By organizing the search space this way, the optimizer ensures that it never optimizes the same logical sub-query twice. This is particularly vital for complex analytical queries that may involve dozens of joins. Without memoization, the search space would grow factorially, making it impossible to find an optimal plan in a reasonable timeframe. The Memo structure also facilitates cost-sharing; once a group is optimized, its best cost is available to any parent expression that requires it.

Join Ordering and Cardinality Estimation

The efficacy of both Volcano and Cascades relies heavily on the accuracy of cardinality estimations—the predicted number of rows that will be returned by any given operator. In relational query optimization mechanics, the join ordering problem is often the most resource-intensive task. The order in which tables are joined can result in execution times that differ by orders of magnitude. The optimizer uses data distribution statistics (histograms, frequent values, and density) to estimate the size of intermediate result sets.

The frameworks provide the structure for evaluating these orders, but the quality of the final plan is dependent on the statistical estimator. If the estimator predicts a small result set when the actual data is large, the optimizer may choose a nested loop join, which performs poorly for large datasets.

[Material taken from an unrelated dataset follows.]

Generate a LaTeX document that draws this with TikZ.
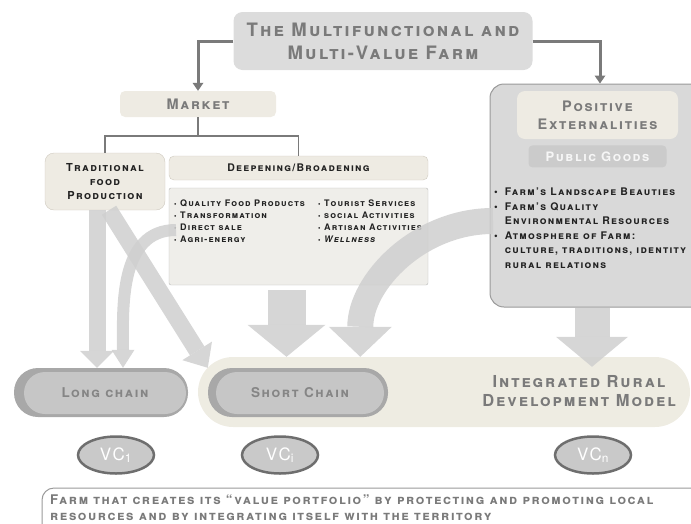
\documentclass[tikz,border=0pt]{standalone}
\usepackage{fontspec}
\setmainfont{TeX Gyre Heros}[LetterSpace=12]
\usepackage{xcolor}
\usepackage{tikz}
\usetikzlibrary{arrows.meta, positioning, shapes.geometric, calc}

\definecolor{titlegray}{HTML}{DCDCDC}
\definecolor{inkgray}{HTML}{7A7A7A}
\definecolor{darkink}{HTML}{222222}
\definecolor{beige}{HTML}{EEEBE3}
\definecolor{beigeedge}{HTML}{CFCAC0}
\definecolor{panel}{HTML}{EFEEEA}
\definecolor{boxgray}{HTML}{D9D9D9}
\definecolor{edgegray}{HTML}{9A9A9A}
\definecolor{goodsgray}{HTML}{CBCBCB}
\definecolor{arrowgray}{HTML}{CFCFCF}
\definecolor{chainfill}{HTML}{C6C6C6}
\definecolor{chainshade}{HTML}{A8A8A8}
\definecolor{chaintext}{HTML}{858585}
\definecolor{bandbeige}{HTML}{EEECE2}
\definecolor{vcfill}{HTML}{C9C9C9}
\definecolor{vcedge}{HTML}{6E6E6E}

\newcommand\capsize[2]{\bfseries\scshape\fontsize{#1}{#2}\selectfont}
\newcommand\punto{{\scriptsize\textbullet}\ }

\begin{document}
\begin{tikzpicture}[x=1pt, y=-1pt,
  every node/.style={inner sep=0pt},
  titulo/.style={fill=titlegray, rounded corners=9pt, text=inkgray, align=center,
    font=\capsize{18.5}{23}, minimum width=299pt, minimum height=58pt},
  crema/.style={fill=beige, draw=beigeedge, rounded corners=6pt, align=center},
  enlace/.style={draw=inkgray, line width=3pt, -{Triangle[width=11pt, length=8pt, line width=0pt]}},
  rama/.style={draw=inkgray, line width=1.5pt},
  sombra/.style={fill=chainshade, rounded corners=24pt},
  cadena/.style={fill=chainfill, rounded corners=21pt, text=chaintext, font=\capsize{13.5}{16}},
  vc/.style={ellipse, draw=vcedge, line width=2.5pt, fill=vcfill, text=white,
    minimum width=76pt, minimum height=37pt, font=\fontsize{17}{19}\selectfont},
  bloque/.style n args={3}{draw=arrowgray, opacity=.85, line width=#1,
    -{Triangle[width=#2, length=#3, line width=0pt]}}
]
\useasboundingbox (0,0) rectangle (691,523);

% Modelo integrado
\node[fill=bandbeige, rounded corners=35pt, minimum width=492pt, minimum height=70pt] (band) at (444,392) {};
\node[text=inkgray, align=center, font=\capsize{16.5}{19}] (irdm) at (579,391) {Integrated Rural\\Development Model};

% Cadenas
\node[sombra, minimum width=174pt, minimum height=49pt] (longbg) at (101,392.5) {};
\node[cadena, minimum width=162pt, minimum height=42pt] (long) at (105,393) {Long chain};
\node[sombra, minimum width=180pt, minimum height=49pt] (shortbg) at (298,392.5) {};
\node[cadena, minimum width=168pt, minimum height=42pt] (short) at (300,393) {Short Chain};

% Valor de cada cadena
\node[vc] (vc1) at (116,455) {VC\textsubscript{1}};
\node[vc] (vci) at (280,455) {VC\textsubscript{i}};
\node[vc] (vcn) at (593,455) {VC\textsubscript{n}};

% Titulo y mercado
\node[titulo] (farm) at (383,41) {The Multifunctional and\\Multi-Value Farm};
\node[crema, draw=none, rounded corners=5pt, minimum width=156pt, minimum height=26pt,
  text=inkgray, font=\capsize{14.5}{16}] (market) at (198,104) {Market};
\node[crema, rounded corners=9pt, minimum width=120pt, minimum height=57pt,
  text=darkink, font=\capsize{11}{14}] (trad) at (105,181.5) {Traditional\\food\\Production};
\node[crema, rounded corners=5pt, minimum width=259pt, minimum height=24pt,
  text=darkink, font=\capsize{10.5}{13}] (deep) at (298.5,168) {Deepening/Broadening};

% Actividades
\node[fill=panel, draw=edgegray!70, rounded corners=2pt, minimum width=259pt, minimum height=97pt] (acts) at (298.5,236.5) {};
\node[anchor=north west, align=left, text=darkink, font=\capsize{9}{12}] (actsl) at (174,200)
  {\punto Quality Food Products\\ \punto Transformation\\ \punto Direct sale\\ \punto Agri-energy};
\node[anchor=north west, align=left, text=darkink, font=\capsize{9}{12}] (actsr) at (318,200)
  {\punto Tourist Services\\ \punto social Activities\\ \punto Artisan Activities\\ \punto {\itshape Wellness}};

% Externalidades
\node[fill=boxgray, draw=edgegray, line width=1pt, rounded corners=14pt, minimum width=220pt, minimum height=223pt] (pos) at (600,195.5) {};
\node[crema, draw=none, rounded corners=8pt, minimum width=161pt, minimum height=48pt,
  text=inkgray, font=\capsize{14.5}{18}] (ext) at (597.5,115) {Positive\\Externalities};
\node[below=6pt of ext, fill=goodsgray, rounded corners=4pt, minimum width=138pt, minimum height=22pt,
  text=white!93!gray, font=\capsize{13}{15}] (goods) {Public Goods};
\node[anchor=north west, text=darkink, font=\capsize{10.5}{14.6}] (extlist) at (494,185)
  {\begin{tabular}{@{}l@{\hspace{7pt}}l@{}}
    \textbullet & Farm's Landscape Beauties\\
    \textbullet & Farm's Quality\\
                & Environmental Resources\\
    \textbullet & Atmosphere of Farm:\\
                & culture, traditions, identity\\
                & rural relations
  \end{tabular}};

% Pie
\node[draw=edgegray, line width=1pt, fill=white, rounded corners=12pt, minimum width=680pt, minimum height=80pt] (foot) at (382,528) {};
\node[anchor=north west, align=left, text=inkgray, font=\capsize{13.3}{15.5}] (foottxt) at (50,495)
  {Farm that creates its “value portfolio” by protecting and promoting local\\resources and by integrating itself with the territory};

% Conectores
\draw[enlace] (farm.west) -| (market.north);
\draw[enlace] (farm.east) -| (pos.north);
\coordinate (fork) at (198,136);
\draw[rama] (market.south) -- (fork);
\draw[rama] (trad.north) |- (fork) -| (deep.north);

% Flechas grandes
\coordinate (sale) at (176,230);
\coordinate (quality) at (493,221);
\draw[bloque={17pt}{34pt}{17pt}] ([xshift=-8pt]trad.south) -- ([xshift=-8pt]trad.south |- longbg.north);
\draw[bloque={17pt}{35pt}{20pt}] ([xshift=4pt]trad.south) -- (shortbg.north west);
\draw[bloque={12pt}{23pt}{18pt}] (sale) to[out=180, in=90] ([xshift=22pt]longbg.north);
\draw[bloque={38pt}{78pt}{32pt}] ([shift={(-12pt,-5pt)}]acts.south) -- ([xshift=-12pt]acts.south |- band.north);
\draw[bloque={26pt}{63pt}{30pt}] (quality) to[out=180, in=90] ($(band.north west)!.33!(band.north east)$);
\draw[bloque={35pt}{72pt}{30pt}] ([xshift=-8pt]pos.south) -- ([shift={(-8pt,-10pt)}]pos.south |- band.north);
\end{tikzpicture}
\end{document}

Practitioners often analyze query graphs to identify dependencies and use predicate pushdown—moving filters as close to the data source as possible—to minimize the volume of data processed during joins.

Modern Implementations and Apache Calcite

The principles established by Volcano and Cascades are widely utilized in modern database systems. One of the most prominent examples is Apache Calcite, an open-source framework used by many big data tools including Apache Hive, Apache Flink, and Apache Drill. Calcite provides a Volcano-style optimizer that can be customized for different back-end storage engines. It allows developers to define their own relational operators and rules while providing a strong engine for cost-based optimization.

Other modern systems have implemented their own versions of the Cascades model. Microsoft SQL Server’s optimizer is a direct descendant of the Cascades research. The ORCA optimizer, used in Greenplum and HAWQ, is another notable implementation that applies Cascades-style optimization to distributed and parallel query processing. These systems demonstrate the enduring relevance of algebraic transformation frameworks in managing the complexities of modern data architectures, such as distributed clusters and heterogeneous data sources.

The transition from fixed-path optimizers to extensible frameworks allowed for a decoupling of the query logic from the physical storage, enabling decades of innovation in specialized database engines.

Advancements in Cost-Based Models

While Volcano and Cascades provided the search architecture, subsequent advancements have focused on refining the cost-based models that guide the search. Modern optimizers often incorporate feedback loops where actual execution statistics are used to correct future optimization decisions, a technique sometimes referred to as adaptive optimization. Furthermore, research continues into integrating machine learning models into the Cascades framework to better predict the costs of complex predicates and join operations where traditional histogram-based statistics fall short.

Despite these advancements, the core mechanics of the Cascades framework—groups, expressions, and rule-based transformations—remain the industry standard for high-performance query optimization. The ability to systematically explore the relational algebra space while pruning unfeasible paths remains the most effective way to handle the mathematical complexity of SQL execution planning.